The Dimensions of Subspaces
One of the most important attributes of a vector space is its dimension. Because of this it is useful to look at how the dimensions of a vector space and its subspaces compare. There are two important results to remember. The first is that if V is a finite-dimensional vector space, and W is a subspace of V, then dim(W) ≤ dim(V). Furthermore it can be shown that if dim(W) = dim(V), then W = V. This means there is only one subspace of any vector space V with the same dimension as V, and that is V itself.
Looking back at our example of R2 we have three classes of subspaces. Because R2 is 2 dimensional we should find subspaces with 0, 1, and 2 dimensions. The first is our two-dimensional subspace which is R2 itself; this matches the earlier theorem. Our second subspace is {0} and it is zero-dimensional. Our final class of subspaces are our lines, each of which is one-dimensional. As expected, no subspace of R2exists with any dimension higher than 2.
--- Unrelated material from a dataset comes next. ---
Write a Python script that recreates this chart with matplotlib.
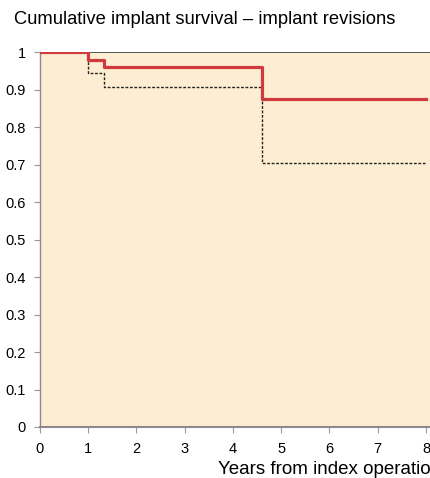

Subspaces and Linear Transformations
Most of the useful things you can do with vector spaces have to deal with the use of linear transformations. Linear transformations have some very important attributes of their behavior that are related to subspaces. Two attributes of a linear transformation, T, are its range, denoted R(T), and its null space, denoted N(T). These are defined as
T: V->W
N(T) = {x ∈ V: T(x) = 0}
R(T) = {T(x): x ∈ V}
The first line says that T is a linear transformation from V to W, both of which are vector spaces. The second line means that the null space of T is all elements of x in V such that T(x) is zero. The third line means the range of T is all elements of the form T(x) where x is in V; all of these will be members of W.
The important thing to remember is that N(T) will always be a subspace of V, and R(T) will always be a subspace of W. To prove that N(T) is a subspace of V, it is necessary to show that
A, B ∈ N(T), c ∈ F
0 ∈ N(T)
A+B ∈ N(T)
c*A ∈ N(T)
We can do this by using the attributes of linear transformation.
T(0) = 0
T(A+B) = T(A)+T(B) = 0+0 = 0 ∴ A+B ∈ N(T)
T(c*A) = c*T(A) = c*0 = 0 ∴ c*A ∈ N(T)
A similar proof is used to show that R(T) is a subspace of W. This is a basic theorem used in linear algebra and forms the basis for many more complex theorems.
Conclusions
Subspaces are a fundamental entity used extensively througout linear algebra. Once you get used to them, they can be a powerful tool in proving relations and aspects of linear transformations, and matrix manipulations.